Every musician deserves their first great musical moment to come sooner rather than later. This can take on one of many forms. Writing a great song, winning a contest, hearing your song produced, even hearing a new song* and so on. Even hearing yourself recorded for the first time if a profoundly powerful thing. People such as engineers and producers are dishing these rewards pretty much every day and in the summer of 2004 I went looking for one. I found Tom Kazas. Tom gave me my first great musical moment and continued to share his knowledge both directly and indirectly for a very long time. Although I’m sure he’s aware of the influence he had on me, I never directly thanked him for it.
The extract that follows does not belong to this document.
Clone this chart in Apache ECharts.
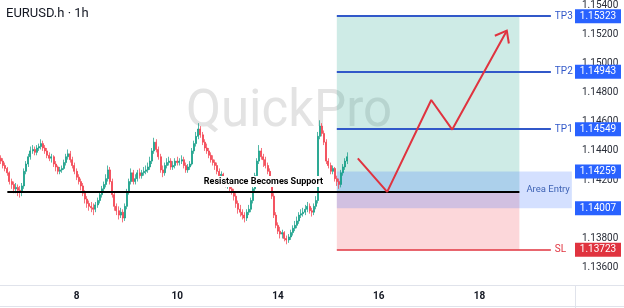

He was a pro-tools user**, he had NS-10’s and a great rattley old piano, he has an original mellotron! and… he liked my songs. For months I’d been researching the ins and outs of home recording and having known absolutely nothing about it made any purchases or decision making really hard. I was so close to making so many mistakes until Tom came along and his form, method and overall approach blew my mind. I’d never seen a DAW in action and this guys had been doing this for years. He was good and I wanted to learn everything. Leading up to the demo sessions, we got together a few times, I sang and played and he listed and we finally sat down and recorded 30 or 40 odd tracks, most of which were unfinished. After recording the demos on guitar and piano in one sitting, we went through and numbered them. The song Opus 21 which appears on Stamps & Coins was in fact the 21st track we recorded on the fateful afternoon. Tom always has an air of psychedelic mysticism which can easily be misinterpreted as uncertainty however at that moment, as coincidental as it may have been, I’d never seen him look more certain.
*Mind you, being inspired by a new song happens all the time.
**He had an original digo 001. What a great little piece of gear.